* [Job]: Would you write out the listing verbatim and skip every picture in it?

* [Supplied information]:

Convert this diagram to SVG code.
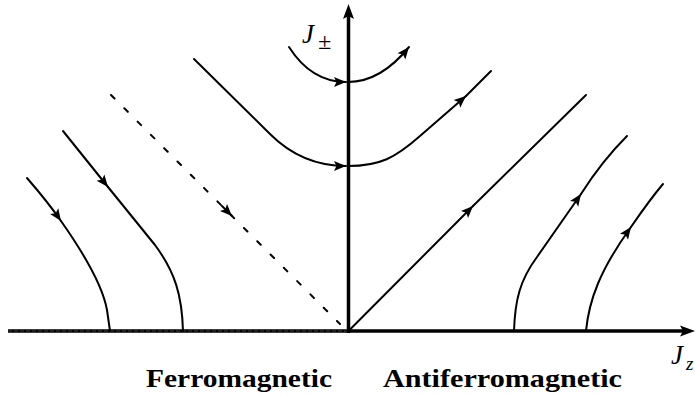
<svg xmlns="http://www.w3.org/2000/svg" width="695" height="396" viewBox="0 0 695 396">
<style>
.flow{fill:none;stroke:#000;stroke-width:2;stroke-linecap:round;stroke-linejoin:round}
.arr{marker-end:url(#a)}
.axis{fill:none;stroke:#000;stroke-width:3.5}
.lbl{font-family:"Liberation Serif","DejaVu Serif",serif;font-weight:bold;font-size:26px;fill:#000}
.math{font-family:"Liberation Serif","DejaVu Serif",serif;font-style:italic;fill:#000}
</style>
<defs>
<marker id="a" viewBox="-13 -6 14 12" refX="0" refY="0" markerWidth="14" markerHeight="12" markerUnits="userSpaceOnUse" orient="auto">
<path d="M0,0 L-12,-5 L-9.5,0 L-12,5 Z" fill="#000"/>
</marker>
</defs>
<rect width="695" height="396" fill="#fff"/>
<g id="axes">
<line class="axis" x1="8" y1="331" x2="348.5" y2="331"/>
<line x1="8" y1="331" x2="348.5" y2="331" stroke="#fff" stroke-width="0.7" stroke-opacity="0.35" stroke-dasharray="4 2"/>
<line class="axis" x1="348.5" y1="331" x2="684" y2="331"/>
<polygon points="695,331 680,325.5 683,331 680,336.5" fill="#000"/>
<line class="axis" x1="348.5" y1="333" x2="348.5" y2="16"/>
<polygon points="348.5,4 343,19 348.5,16 354,19" fill="#000"/>
</g>
<g id="connectors">
<path class="flow arr" d="M289,47 C305,72 325,82 346,82"/>
<path class="flow arr" d="M348,82 C372,82 392,68 409,47"/>
<path class="flow arr" d="M194,59 L270,134 C292,156 318,166 346,166"/>
<path class="flow arr" d="M348,166 C380,166 395,158 420,136 L466,96"/>
<path class="flow" d="M466,96 L491,71"/>
<path class="flow arr" d="M27,178 C40,193 52,208 61,221"/>
<path class="flow" d="M61,221 C80,248 102,282 107,310 L110,331"/>
<path class="flow arr" d="M63,131 L108,187"/>
<path class="flow" d="M108,187 L155,245 C175,272 182,295 183,331"/>
<path class="flow" stroke-width="2.3" stroke-linecap="butt" stroke-dasharray="5 13.8" d="M111,95 L340,324"/>
<path class="flow arr" stroke="none" d="M222,206 L232,216"/>
<path class="flow arr" d="M348.5,331 L473,206"/>
<path class="flow" d="M473,206 L586,95"/>
<path class="flow arr" d="M514,331 C515,300 520,280 537,257 L581,194"/>
<path class="flow" d="M581,194 C595,172 610,153 627,136"/>
<path class="flow arr" d="M586,331 C589,300 600,270 631,227"/>
<path class="flow" d="M631,227 C642,211 652,197 663,184"/>
</g>
<g id="label-jpm">
<text class="math" x="302" y="43" font-size="27">J</text>
<text class="math" x="318" y="49" font-size="24" font-style="normal">±</text>
</g>
<g id="label-jz">
<text class="math" x="671" y="364" font-size="27">J</text>
<text class="math" x="686" y="370" font-size="19">z</text>
</g>
<g id="label-ferro">
<text class="lbl" x="146" y="387" textLength="186" lengthAdjust="spacingAndGlyphs">Ferromagnetic</text>
</g>
<g id="label-antiferro">
<text class="lbl" x="383" y="387" textLength="239" lengthAdjust="spacingAndGlyphs">Antiferromagnetic</text>
</g>
</svg>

* [The response]:
Convert this diagram to SVG code.
<svg xmlns="http://www.w3.org/2000/svg" width="695" height="396" viewBox="0 0 695 396">
<style>
.flow{fill:none;stroke:#000;stroke-width:2;stroke-linecap:round;stroke-linejoin:round}
.arr{marker-end:url(#a)}
.axis{fill:none;stroke:#000;stroke-width:3.5}
.lbl{font-family:"Liberation Serif","DejaVu Serif",serif;font-weight:bold;font-size:26px;fill:#000}
.math{font-family:"Liberation Serif","DejaVu Serif",serif;font-style:italic;fill:#000}
</style>
<defs>
<marker id="a" viewBox="-13 -6 14 12" refX="0" refY="0" markerWidth="14" markerHeight="12" markerUnits="userSpaceOnUse" orient="auto">
<path d="M0,0 L-12,-5 L-9.5,0 L-12,5 Z" fill="#000"/>
</marker>
</defs>
<rect width="695" height="396" fill="#fff"/>
<g id="axes">
<line class="axis" x1="8" y1="331" x2="348.5" y2="331"/>
<line x1="8" y1="331" x2="348.5" y2="331" stroke="#fff" stroke-width="0.7" stroke-opacity="0.35" stroke-dasharray="4 2"/>
<line class="axis" x1="348.5" y1="331" x2="684" y2="331"/>
<polygon points="695,331 680,325.5 683,331 680,336.5" fill="#000"/>
<line class="axis" x1="348.5" y1="333" x2="348.5" y2="16"/>
<polygon points="348.5,4 343,19 348.5,16 354,19" fill="#000"/>
</g>
<g id="connectors">
<path class="flow arr" d="M289,47 C305,72 325,82 346,82"/>
<path class="flow arr" d="M348,82 C372,82 392,68 409,47"/>
<path class="flow arr" d="M194,59 L270,134 C292,156 318,166 346,166"/>
<path class="flow arr" d="M348,166 C380,166 395,158 420,136 L466,96"/>
<path class="flow" d="M466,96 L491,71"/>
<path class="flow arr" d="M27,178 C40,193 52,208 61,221"/>
<path class="flow" d="M61,221 C80,248 102,282 107,310 L110,331"/>
<path class="flow arr" d="M63,131 L108,187"/>
<path class="flow" d="M108,187 L155,245 C175,272 182,295 183,331"/>
<path class="flow" stroke-width="2.3" stroke-linecap="butt" stroke-dasharray="5 13.8" d="M111,95 L340,324"/>
<path class="flow arr" stroke="none" d="M222,206 L232,216"/>
<path class="flow arr" d="M348.5,331 L473,206"/>
<path class="flow" d="M473,206 L586,95"/>
<path class="flow arr" d="M514,331 C515,300 520,280 537,257 L581,194"/>
<path class="flow" d="M581,194 C595,172 610,153 627,136"/>
<path class="flow arr" d="M586,331 C589,300 600,270 631,227"/>
<path class="flow" d="M631,227 C642,211 652,197 663,184"/>
</g>
<g id="label-jpm">
<text class="math" x="302" y="43" font-size="27">J</text>
<text class="math" x="318" y="49" font-size="24" font-style="normal">±</text>
</g>
<g id="label-jz">
<text class="math" x="671" y="364" font-size="27">J</text>
<text class="math" x="686" y="370" font-size="19">z</text>
</g>
<g id="label-ferro">
<text class="lbl" x="146" y="387" textLength="186" lengthAdjust="spacingAndGlyphs">Ferromagnetic</text>
</g>
<g id="label-antiferro">
<text class="lbl" x="383" y="387" textLength="239" lengthAdjust="spacingAndGlyphs">Antiferromagnetic</text>
</g>
</svg>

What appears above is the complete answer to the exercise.